Ravin’s coaching at the Y soon led to him helping a few guys at the gym, some who played pro ball overseas, with their drills and shots. Word of Ravin’s work on (rather than in) the court eventually leaked into the NBA, and a few league players started showing up to the attorney’s informal practices. He trained them for free at first until his mother made him realize that the players valued him and that basketball, perhaps, was the lightening bolt he’d been praying for. “It wasn’t something where you wake up one morning and want a career change,” Ravin recalls. “It was more like, Oh my god, I have to do something that I enjoy, I have to get out of the office.
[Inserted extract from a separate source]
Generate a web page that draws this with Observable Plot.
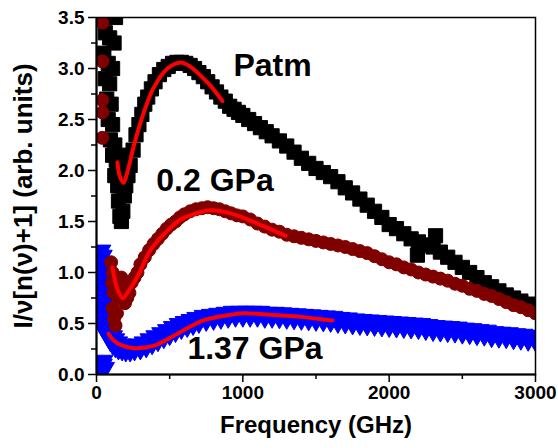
<!DOCTYPE html>
<html><head><meta charset="utf-8">
<script src="https://cdn.jsdelivr.net/npm/d3@7"></script>
<script src="https://cdn.jsdelivr.net/npm/@observablehq/plot@0.6"></script>
<style>body{margin:0;background:#fff}</style>
</head><body><div id="chart"></div>
<script>
// [frequency (GHz), intensity]
const patm = [[20,3.6],[45,3.6],[70,3.55],[100,3.55],[130,3.5],[60,3.35],[90,3.3],[120,3.25],[50,3.15],[80,3.05],[110,3.0],[60,2.9],[90,2.85],[70,2.7],[100,2.65],[80,2.5],[110,2.45],[95,2.3],[125,2.25],[110,2.15],[135,2.1],[125,1.95],[150,2.0],[145,1.85],[165,1.85],[175,1.95],[190,2.05],[200,2.15],[185,1.8],[150,1.7],[160,1.55],[170,1.5],[180,1.6],[190,1.75],[200,1.85],[215,1.95],[230,2.05],[250,2.2],[270,2.35],[290,2.45],[310,2.55],[330,2.65],[350,2.72],[375,2.8],[400,2.87],[430,2.94],[460,2.99],[490,3.02],[520,3.05],[550,3.06],[580,3.06],[610,3.05],[640,3.03],[670,3.0],[700,2.96],[730,2.92],[760,2.87],[790,2.82],[820,2.77],[850,2.72],[880,2.68],[910,2.63],[940,2.6],[970,2.57],[1000,2.54],[1040,2.5],[1080,2.46],[1120,2.42],[1160,2.38],[1200,2.34],[1250,2.29],[1300,2.24],[1350,2.18],[1400,2.12],[1450,2.07],[1500,2.02],[1550,1.98],[1600,1.94],[1650,1.89],[1700,1.83],[1750,1.78],[1800,1.72],[1850,1.66],[1900,1.6],[1950,1.54],[2000,1.47],[2050,1.43],[2100,1.38],[2150,1.33],[2193,1.17],[2200,1.3],[2250,1.27],[2300,1.25],[2317,1.36],[2350,1.2],[2400,1.15],[2450,1.1],[2500,1.05],[2550,1.0],[2600,0.95],[2650,0.9],[2700,0.86],[2750,0.82],[2800,0.78],[2850,0.75],[2900,0.72],[2950,0.69],[3000,0.66]];

const gpa02 = [[40,3.45],[40,3.07],[40,2.69],[40,2.57],[40,2.32],[100,1.1],[110,1.0],[105,0.9],[115,0.8],[110,0.65],[120,0.55],[130,0.48],[140,0.6],[150,0.75],[160,0.9],[170,0.95],[180,0.85],[195,0.7],[210,0.75],[225,0.8],[240,0.9],[260,0.95],[280,1.0],[300,1.08],[330,1.15],[360,1.22],[390,1.28],[420,1.33],[450,1.38],[480,1.43],[510,1.47],[540,1.5],[570,1.54],[600,1.57],[640,1.6],[680,1.62],[720,1.63],[760,1.64],[800,1.63],[840,1.62],[880,1.6],[920,1.58],[960,1.56],[1000,1.55],[1050,1.52],[1100,1.48],[1150,1.45],[1200,1.42],[1250,1.4],[1300,1.37],[1350,1.355],[1400,1.34],[1450,1.325],[1500,1.31],[1550,1.295],[1600,1.28],[1650,1.265],[1700,1.25],[1750,1.23],[1800,1.21],[1850,1.19],[1900,1.16],[1950,1.13],[2000,1.1],[2050,1.08],[2100,1.05],[2150,1.03],[2200,1.0],[2250,0.98],[2300,0.96],[2350,0.94],[2400,0.92],[2450,0.89],[2500,0.87],[2550,0.84],[2600,0.82],[2650,0.79],[2700,0.77],[2750,0.74],[2800,0.71],[2850,0.68],[2900,0.66],[2950,0.63],[3000,0.6]];

const gpa137 = [[25,0.08],[40,0.05],[30,0.12],[15,1.2],[25,1.15],[20,1.05],[30,1.0],[25,0.9],[35,0.85],[30,0.75],[45,0.7],[40,0.6],[55,0.55],[50,0.48],[65,0.45],[80,0.4],[95,0.36],[110,0.33],[130,0.3],[150,0.28],[175,0.27],[200,0.26],[230,0.26],[260,0.27],[300,0.28],[340,0.3],[380,0.33],[420,0.36],[460,0.39],[500,0.42],[540,0.45],[580,0.48],[620,0.5],[660,0.52],[700,0.54],[750,0.56],[800,0.57],[850,0.58],[900,0.59],[950,0.6],[1000,0.6],[1050,0.6],[1100,0.6],[1150,0.59],[1200,0.59],[1250,0.585],[1300,0.58],[1350,0.575],[1400,0.57],[1450,0.565],[1500,0.56],[1550,0.555],[1600,0.55],[1650,0.54],[1700,0.535],[1750,0.525],[1800,0.52],[1850,0.515],[1900,0.51],[1950,0.505],[2000,0.5],[2050,0.495],[2100,0.49],[2150,0.485],[2200,0.48],[2250,0.47],[2300,0.46],[2350,0.455],[2400,0.45],[2450,0.445],[2500,0.435],[2550,0.43],[2600,0.42],[2650,0.415],[2700,0.4],[2750,0.395],[2800,0.39],[2850,0.38],[2900,0.375],[2950,0.365],[3000,0.36]];

// fitted curves
const fitPatm = [[143,2.08],[160,1.94],[185,1.88],[210,1.98],[253,2.23],[290,2.42],[321,2.56],[390,2.81],[485,3.0],[574,3.06],[640,3.02],[711,2.93],[780,2.83],[861,2.68]];
const fit02 = [[109,1.05],[140,0.85],[178,0.75],[220,0.82],[280,0.96],[369,1.22],[485,1.41],[574,1.52],[642,1.56],[779,1.61],[916,1.58],[1100,1.48],[1292,1.36]];
const fit137 = [[82,0.4],[120,0.33],[164,0.29],[246,0.26],[390,0.28],[553,0.4],[731,0.53],[895,0.58],[1005,0.6],[1237,0.58],[1400,0.565],[1551,0.54],[1613,0.53]];

const seriesLabels = ["Patm","0.2 GPa","1.37 GPa"];
const labelFreq = [1203, 810, 1083];
const labelI = [3.03, 1.9, 0.255];

const xMajor = [0,1000,2000,3000];
const xMinor = [500,1500,2500];
const yMajor = [0,0.5,1.0,1.5,2.0,2.5,3.0,3.5];
const yMinor = [0.25,0.75,1.25,1.75,2.25,2.75,3.25];

const FONT = "'Liberation Sans', Arial, Helvetica, sans-serif";
const labels = seriesLabels.map((t,i)=>({t, x:labelFreq[i], y:labelI[i]}));

const chart = Plot.plot({
  width: 558, height: 448,
  marginTop: 17, marginRight: 23, marginBottom: 74, marginLeft: 96,
  style: {fontFamily: FONT, fontWeight: "bold", fontSize: "19px", color: "black", background: "white"},
  x: {domain: [0,3000]},
  y: {domain: [0,3.5]},
  marks: [
    Plot.dot(patm, {x: d=>d[0], y: d=>d[1], symbol: "square", r: 8, fill: "black", stroke: "black", strokeWidth: 1, clip: true}),
    Plot.dot(gpa137, {x: d=>d[0], y: d=>d[1], symbol: "triangle", rotate: 180, r: 9, fill: "#0000ff", stroke: "#0000ff", strokeWidth: 1, clip: true}),
    Plot.dot(gpa02, {x: d=>d[0], y: d=>d[1], symbol: "circle", r: 6.5, fill: "#800000", stroke: "#800000", strokeWidth: 1, clip: true}),
    Plot.line(fitPatm, {x: d=>d[0], y: d=>d[1], curve: "catmull-rom", stroke: "#ff0000", strokeWidth: 4}),
    Plot.line(fit02, {x: d=>d[0], y: d=>d[1], curve: "catmull-rom", stroke: "#ff0000", strokeWidth: 4}),
    Plot.line(fit137, {x: d=>d[0], y: d=>d[1], curve: "catmull-rom", stroke: "#ff0000", strokeWidth: 4}),
    Plot.frame({stroke: "black", strokeWidth: 1.5}),
    Plot.ruleX([0], {stroke: "black", strokeWidth: 2}),
    Plot.ruleY([0], {stroke: "black", strokeWidth: 2}),
    Plot.axisX({ticks: xMajor, tickSize: 8, tickPadding: 3, tickFormat: d=>String(d), fontSize: 19, fontWeight: "bold", label: null, strokeWidth: 1.5}),
    Plot.axisX({ticks: xMinor, tickSize: 5, tickFormat: ()=>"", label: null, strokeWidth: 1.5}),
    Plot.axisY({ticks: yMajor, tickSize: 8, tickPadding: 4, tickFormat: d3.format(".1f"), fontSize: 19, fontWeight: "bold", label: null, strokeWidth: 1.5}),
    Plot.axisY({ticks: yMinor, tickSize: 5, tickFormat: ()=>"", label: null, strokeWidth: 1.5}),
    Plot.text(labels, {x: "x", y: "y", text: "t", fontSize: 32, fontWeight: "bold", fill: "black", fontFamily: FONT}),
    Plot.text(["Frequency (GHz)"], {frameAnchor: "bottom", dy: 58, fontSize: 24, fontWeight: "bold", fill: "black", fontFamily: FONT}),
    Plot.text(["I/ν[n(ν)+1] (arb. units)"], {frameAnchor: "left", dx: -73, rotate: -90, textAnchor: "middle", fontSize: 26, fontWeight: "bold", fill: "black", fontFamily: FONT})
  ]
});
document.getElementById("chart").appendChild(chart);
</script>
</body></html>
It was more out of desperation.”

Desperation may have driven Ravin to start coaching, but it was his passion for basketball that has made him good at it. “I fell in love with the game as a child,” Ravin says. “It was something I could do on my own that didn’t require a lot of money from my parents that they didn’t have.”

Ravin says he taught himself to play basketball and that he never competed beyond high school because, “When the opportunity presented itself to play ball in college, the immigrant response was, ‘What are you going to do with basketball?’” Now that Ravin has done more with basketball than most college players only dream of, he says lack of conventional training doesn’t bother him at all, despite what he calls “rumblings” from others in the NBA.

“I’ve always been an outsider—it doesn’t concern me with what they think,” Ravin says. “Whether they say to me I don’t have a traditional résumé or not, their opinion has no bearing on how I chose to do my work.”